- Genre: Pride parade and festival
- Frequency: Annual
- Location(s): Olympia, Washington
- Founded: 1991
- Area: South Puget Sound, Washington
- Filing status: 501(c)(3)
- Website: http://www.capitalcitypride.net

= Capital City Pride =

Annual LGBT event in Olympia, Washington

Capital City Pride in Olympia, Washington is a non-profit organization that hosts LGBTQ events, the largest of which is the annual two-day Capital City Pride festival and parade, held in June. The festival draws about 15,000 people each year.

== Operations ==
The Olympia Pride festival and rally are hosted to celebrate the LGBT communities; to honor civil rights gains in the past year and to highlight youth activists and honor long-time activists for their commitments. Entertainment and the pride parade are highlights of the day. The Olympia Pride festival has grown over the years and now approximately 12,000 to 15,000 people attend the contemporary pride festivals. The festival is funded through private fundraising and sponsorship, grants and tourism promotion funds.

The organization annual budget is approximately $40,000.

==History==

=== Organization ===
Capital City Pride began as a grass roots organization in 1991. By 2000, it began to operate under the auspices of the Olympia Rainbow Center while operating as an independent group with a committee and elected officers. The organization expanded their marketing and sponsorship work in 2007 and 2008.

Since 2020 the organization has been under new management and is slowly transitioning to become OLYWA PRIDE.

===Pride Day in Olympia===
Prior to 1990, Pride parades were held in the relative safety of large cities. In 1991, Olympia become the first small town outside of Seattle to host a Pride event. The initial group of organizers included Evergreen State College students Vikki Marinelli, Tod Streater, Kelly Hawk and Judith Samuels and community-based people Sid Evans and Michael Murphy, and Anna Schlecht. Together, their efforts produced the first Olympia Pride March that lead from Marathon Park and ended with a rally at the State Capital, drawing a crowd of over 300 people.

The 1992 Pride Rally and march were organized by a new group of organizers whose efforts were chronicled in a documentary titled, "Small Town Pride" produced by Olympia-based film maker Marilyn Freeman.

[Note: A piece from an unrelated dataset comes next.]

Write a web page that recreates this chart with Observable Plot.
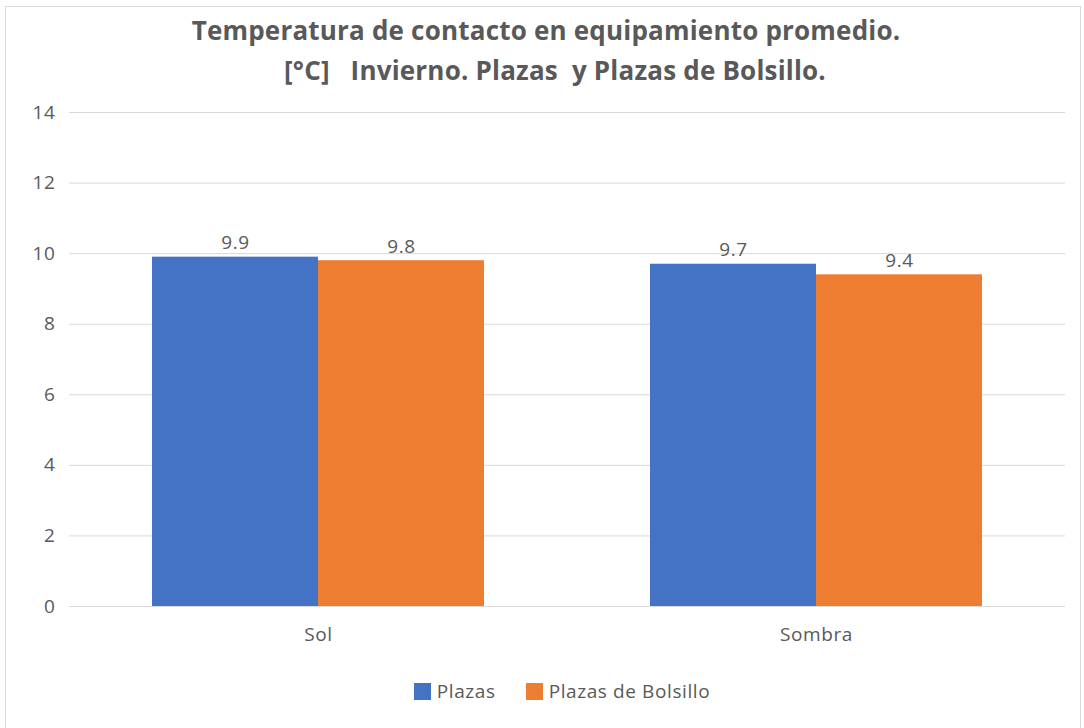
<!DOCTYPE html>
<html>
<head>
<meta charset="utf-8">
<script src="https://cdn.jsdelivr.net/npm/d3@7"></script>
<script src="https://cdn.jsdelivr.net/npm/@observablehq/plot@0.6"></script>
<style>
  html, body { margin: 0; padding: 0; background: #fff; }
  #frame { position: absolute; left: 5px; top: 6px; width: 1076px; height: 724px; border: 1px solid #d9d9d9; box-sizing: border-box; background:#fff; }
  #title { position: absolute; left: 0; top: 10px; width: 1092px; text-align: center; font-family: "Open Sans", sans-serif; font-weight: 700; font-size: 26px; letter-spacing: 0.2px; line-height: 40px; color: #595959; }
  #title .l2 { position: relative; left: 9px; }
  #chart { position: absolute; left: 0; top: 100px; }
  #legend { position: absolute; left: 0; top: 678px; width: 1124px; display: flex; justify-content: center; gap: 30px; font-family: "Open Sans", sans-serif; font-size: 19px; letter-spacing: 0.6px; color: #595959; }
  .sw { display: inline-flex; align-items: center; gap: 6px; }
  .sw i { display: inline-block; width: 17px; height: 17px; }
  #chart svg text { letter-spacing: 0.6px; }
</style>
</head>
<body>
<div id="frame"></div>
<div id="title">Temperatura de contacto en equipamiento promedio.<br><span class="l2">[°C]&nbsp;&nbsp; Invierno. Plazas&nbsp; y Plazas de Bolsillo.</span></div>
<div id="chart"></div>
<div id="legend"></div>
<script>
const categories = ["Sol", "Sombra"];
const series = ["Plazas", "Plazas de Bolsillo"];
const plazas = [9.9, 9.7];
const bolsillo = [9.8, 9.4];
const colors = ["#4472C4", "#ED7D31"];
const yTicks = [0, 2, 4, 6, 8, 10, 12, 14];

const data = [];
categories.forEach((c, i) => {
  data.push({cat: c, serie: series[0], value: plazas[i]});
  data.push({cat: c, serie: series[1], value: bolsillo[i]});
});

const chart = Plot.plot({
  width: 1084,
  height: 560,
  marginTop: 12,
  marginBottom: 54,
  marginLeft: 69,
  marginRight: 19,
  style: {fontFamily: "'Open Sans', sans-serif", fontSize: "19px", color: "#595959", background: "transparent"},
  fx: {domain: categories, padding: 0, label: null, axis: "bottom", tickSize: 0, tickPadding: 21},
  x: {domain: series, paddingInner: 0, paddingOuter: 0.5, axis: null},
  y: {domain: [0, 14], ticks: yTicks, label: null, tickSize: 0, tickPadding: 14, tickFormat: d => String(d)},
  color: {domain: series, range: colors},
  marks: [
    Plot.gridY(yTicks, {stroke: "#d9d9d9", strokeOpacity: 1, strokeWidth: 1}),
    Plot.barY(data, {fx: "cat", x: "serie", y: "value", fill: "serie"}),
    Plot.text(data, {fx: "cat", x: "serie", y: "value", text: d => d.value.toFixed(1), dy: -14, fill: "#595959", fontSize: 19})
  ]
});
document.getElementById("chart").appendChild(chart);

const leg = document.getElementById("legend");
series.forEach((s, i) => {
  const span = document.createElement("span");
  span.className = "sw";
  const sq = document.createElement("i");
  sq.style.background = colors[i];
  span.appendChild(sq);
  span.appendChild(document.createTextNode(s));
  leg.appendChild(span);
});
</script>
</body>
</html>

By 1993, Capital City Pride was founded with the sole purpose of hosting the annual Pride events.

Over time the march's more political tone shifted a more celebratory one.

Traditionally, The Capital City Pride parade and festival was held on a Saturday, but was moved to Sunday in 2007. In 2010, the festival grew to two full days.

In 2016, the annual Pride Parade in downtown Olympia drew over 20,000 spectators, many of whom were first-time attendees who came to show their support of the LGBT community following the Orlando massacre.